What are the common borrowed chords?
They're chords carrying lowered scale degrees, borrowed from C minor into C major. The table below is verified with tonal:
| Borrowed chord | Symbol | Notes |
|---|---|---|
| i | Cm | C–E♭–G |
| ii° | D° | D–F–A♭ |
| ♭III | E♭ | E♭–G–B♭ |
| iv | Fm | F–A♭–C |
| ♭VI | A♭ | A♭–C–E♭ |
| ♭VII | B♭ | B♭–D–F |
Of these, the iv (minor subdominant) and ♭VI are the most common. A famous example: the opening of R. Strauss's Also Sprach Zarathustra moves straight from major I to minor i.
What are the ♭VI deceptive cadence and the Picardy third?
They're two opposite devices: one brings a darker color into a major key, the other a brighter color into a minor key.
- Deceptive cadence with ♭VI: instead of the diatonic V → vi, you can move V → ♭VI (a borrowed chord) — a deceptive cadence with a chromatic color.
- Picardy third: the reverse device — ending a piece in a minor key on a major tonic chord (raising the third of the i chord), for a surprisingly bright, complete finish.
See Minor Scales & Key Signatures for the parallel minor, and The Neapolitan Chord and Augmented Sixth Chords for other chromatic pre-dominant chords.

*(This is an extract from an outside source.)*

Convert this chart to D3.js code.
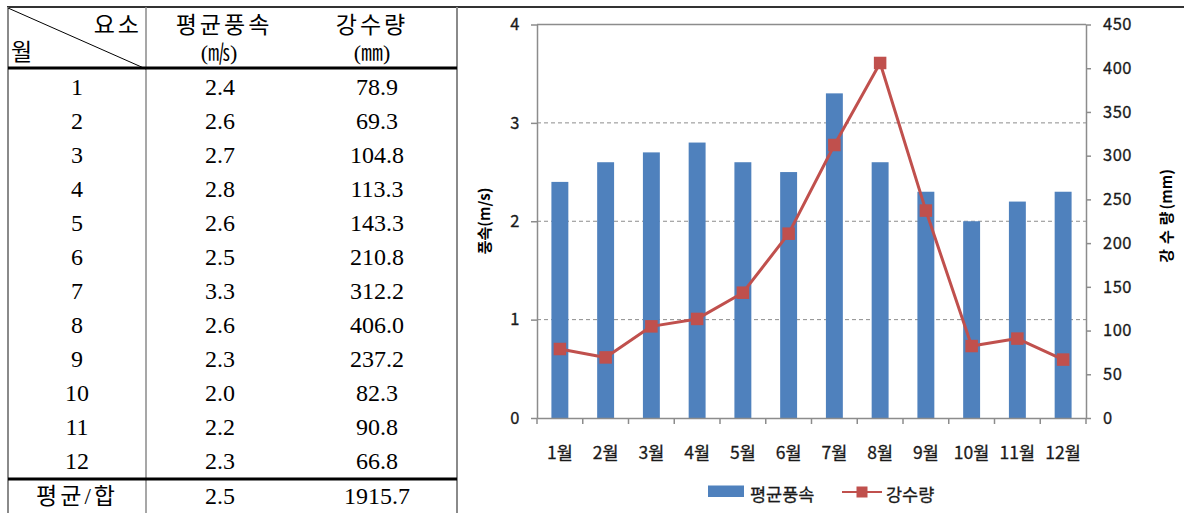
<!DOCTYPE html>
<html>
<head>
<meta charset="utf-8">
<script src="https://cdn.jsdelivr.net/npm/d3@7"></script>
<style>
  body { margin: 0; background: #fff; }
  svg { display: block; }
</style>
</head>
<body>
<svg id="sheet" width="1184" height="513"></svg>
<script>
// ---- data ----
const months = ["1월", "2월", "3월", "4월", "5월", "6월", "7월", "8월", "9월", "10월", "11월", "12월"];
const monthNumbers = [1, 2, 3, 4, 5, 6, 7, 8, 9, 10, 11, 12];
const windSpeed = [2.4, 2.6, 2.7, 2.8, 2.6, 2.5, 3.3, 2.6, 2.3, 2.0, 2.2, 2.3];
const rainfall = [78.9, 69.3, 104.8, 113.3, 143.3, 210.8, 312.2, 406.0, 237.2, 82.3, 90.8, 66.8];
const windTicks = [0, 1, 2, 3, 4];
const rainTicks = [0, 50, 100, 150, 200, 250, 300, 350, 400, 450];
const seriesNames = ["평균풍속", "강수량"];
const windTitle = ["풍속", "(m/s)"];
const rainTitle = ["강수량", "(mm)"];
const headerCorner = ["요소", "월"];
const headerNames = ["평균풍속", "강수량"];
const headerUnits = ["(㎧)", "(㎜)"];
const footerLabel = "평균/합";

const svg = d3.select("#sheet");
const BLUE = "#4F81BD", RED = "#C0504D", GRID = "#8c8c8c", INK = "#1a1a1a";
const chartFont = "'Noto Sans CJK KR', 'Noto Sans', sans-serif";
const tableFont = "'Liberation Serif', 'Noto Sans CJK KR', serif";

// ---- table ----
const table = svg.append("g");
const colX = [77, 220, 377];
const rowY = d3.range(12).map(i => 86.5 + i * 34);

function hline(y, x1, x2, color, w) {
  table.append("line").attr("x1", x1).attr("x2", x2).attr("y1", y).attr("y2", y)
    .attr("stroke", color).attr("stroke-width", w);
}
function vline(x, y1, y2, color, w) {
  table.append("line").attr("x1", x).attr("x2", x).attr("y1", y1).attr("y2", y2)
    .attr("stroke", color).attr("stroke-width", w);
}
hline(7, 7, 1184, "#333", 2);
vline(8, 7, 513, "#8a8a8a", 2);
vline(146, 7, 513, "#8a8a8a", 1.5);
vline(457, 7, 513, "#8a8a8a", 2);
hline(68, 8, 457, "#000", 3);
hline(479, 8, 457, "#000", 3);
table.append("line").attr("x1", 8).attr("y1", 8).attr("x2", 146).attr("y2", 69)
  .attr("stroke", "#000").attr("stroke-width", 1);

function cell(x, y, txt, anchor, size, spacing) {
  table.append("text").attr("x", x).attr("y", y)
    .attr("text-anchor", anchor || "middle")
    .attr("dominant-baseline", "central")
    .attr("font-family", tableFont)
    .attr("font-size", size || 24)
    .attr("letter-spacing", spacing || 0)
    .attr("fill", "#000")
    .text(txt);
}
cell(142, 25, headerCorner[0], "end", 23, 3);
cell(11, 52, headerCorner[1], "start", 23, 0);
cell(224, 25, headerNames[0], "middle", 23, 3);
cell(219, 52, headerUnits[0], "middle", 22, 0);
cell(372, 25, headerNames[1], "middle", 23, 3);
cell(372, 52, headerUnits[1], "middle", 22, 0);

monthNumbers.forEach((m, i) => {
  cell(colX[0], rowY[i], String(m));
  cell(colX[1], rowY[i], windSpeed[i].toFixed(1));
  cell(colX[2], rowY[i], rainfall[i].toFixed(1));
});
cell(colX[0], 496, footerLabel, "middle", 23, 3);
cell(colX[1], 496, d3.mean(windSpeed).toFixed(1));
cell(colX[2], 496, d3.sum(rainfall).toFixed(1));

// ---- chart ----
const chart = svg.append("g").attr("font-family", chartFont);
const x = d3.scaleBand().domain(months).range([537, 1086]);
const yL = d3.scaleLinear().domain([0, 4]).range([418, 24.5]);
const yR = d3.scaleLinear().domain([0, 450]).range([418, 24.5]);

// dashed gridlines and plot frame top
chart.append("g").selectAll("line").data(windTicks.filter(t => t > 0 && t < 4)).join("line")
  .attr("x1", x.range()[0]).attr("x2", x.range()[1])
  .attr("y1", d => yL(d)).attr("y2", d => yL(d))
  .attr("stroke", GRID).attr("stroke-width", 1).attr("stroke-dasharray", "4,3");
chart.append("line").attr("x1", x.range()[0]).attr("x2", x.range()[1])
  .attr("y1", yL(4)).attr("y2", yL(4)).attr("stroke", GRID).attr("stroke-width", 1.5);

// bars
const barW = x.bandwidth() * 0.37;
chart.append("g").selectAll("rect").data(windSpeed).join("rect")
  .attr("x", (d, i) => x(months[i]) + (x.bandwidth() - barW) / 2)
  .attr("width", barW)
  .attr("y", d => yL(d))
  .attr("height", d => yL(0) - yL(d))
  .attr("fill", BLUE);

// axes
function styleAxis(g) {
  g.selectAll("path, line").attr("stroke", GRID).attr("stroke-width", 1.5);
  g.selectAll("text").attr("font-family", chartFont).attr("fill", INK)
    .attr("stroke", INK).attr("stroke-width", 0.3);
}
chart.append("g").attr("transform", `translate(${x.range()[0]},0)`)
  .call(d3.axisLeft(yL).tickValues(windTicks).tickFormat(d3.format("d"))
    .tickSize(6).tickSizeOuter(0).tickPadding(11))
  .call(g => g.attr("font-size", 16.5).attr("letter-spacing", 0.5))
  .call(styleAxis);
chart.append("g").attr("transform", `translate(${x.range()[1]},0)`)
  .call(d3.axisRight(yR).tickValues(rainTicks).tickSize(5).tickSizeOuter(0).tickPadding(12))
  .call(g => g.attr("font-size", 16.5).attr("letter-spacing", 0.5))
  .call(styleAxis);
const xAxis = chart.append("g").attr("transform", `translate(0,${yL(0)})`)
  .call(d3.axisBottom(x).tickSize(0).tickSizeOuter(0).tickPadding(29))
  .call(g => g.attr("font-size", 17.5))
  .call(styleAxis);
// category boundary ticks
xAxis.append("g").selectAll("line").data(d3.range(months.length + 1)).join("line")
  .attr("x1", i => x.range()[0] + i * x.step()).attr("x2", i => x.range()[0] + i * x.step())
  .attr("y1", 0).attr("y2", 6).attr("stroke", GRID).attr("stroke-width", 1.5);

// rainfall line
const cx = i => x(months[i]) + x.bandwidth() / 2;
chart.append("path").datum(rainfall)
  .attr("fill", "none").attr("stroke", RED).attr("stroke-width", 3)
  .attr("stroke-linejoin", "round")
  .attr("d", d3.line().x((d, i) => cx(i)).y(d => yR(d)));
const mk = 12.5;
chart.append("g").selectAll("rect").data(rainfall).join("rect")
  .attr("x", (d, i) => cx(i) - mk / 2).attr("y", d => yR(d) - mk / 2)
  .attr("width", mk).attr("height", mk).attr("fill", RED);

// axis titles
const t1 = chart.append("text").attr("transform", "translate(483,221) rotate(-90)")
  .attr("text-anchor", "middle").attr("dominant-baseline", "central")
  .attr("font-size", 15).attr("font-weight", "bold").attr("fill", "#000");
t1.append("tspan").text(windTitle[0]);
t1.append("tspan").text(windTitle[1]);
const t2 = chart.append("text").attr("transform", "translate(1165,216) rotate(-90)")
  .attr("text-anchor", "middle").attr("dominant-baseline", "central")
  .attr("font-size", 15).attr("font-weight", "bold").attr("fill", "#000");
t2.append("tspan").attr("letter-spacing", 5).text(rainTitle[0]);
t2.append("tspan").attr("dx", -3).text(rainTitle[1]);

// legend
const legend = chart.append("g").attr("font-size", 17.5).attr("fill", INK)
  .attr("stroke", INK).attr("stroke-width", 0.3);
legend.append("rect").attr("x", 708).attr("y", 485.5).attr("width", 36).attr("height", 11.5)
  .attr("fill", BLUE).attr("stroke", "none");
legend.append("text").attr("x", 750).attr("y", 493).attr("dominant-baseline", "central").text(seriesNames[0]);
legend.append("line").attr("x1", 842).attr("x2", 882).attr("y1", 492).attr("y2", 492)
  .attr("stroke", RED).attr("stroke-width", 2);
legend.append("rect").attr("x", 862 - 5.5).attr("y", 492 - 5.5).attr("width", 11).attr("height", 11)
  .attr("fill", RED).attr("stroke", "none");
legend.append("text").attr("x", 886).attr("y", 493).attr("dominant-baseline", "central").text(seriesNames[1]);
</script>
</body>
</html>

Frequently asked questions
Where are borrowed chords borrowed from? From the parallel minor — for example, from C minor while you're in C major. The minor mode's lowered scale degrees (♭6, ♭3, ♭7) bring a darker color into the major passage.
Which lowered scale degree is most common in mode mixture? ♭6 is the most common, with ♭3 and ♭7 also appearing. That's why iv (the minor subdominant) and ♭VI — both containing ♭6 — are the most common borrowed chords.
What is the Picardy third? It's the device of ending a minor-key piece on a major tonic chord (raising the third of the i chord), for a surprisingly bright, complete finish.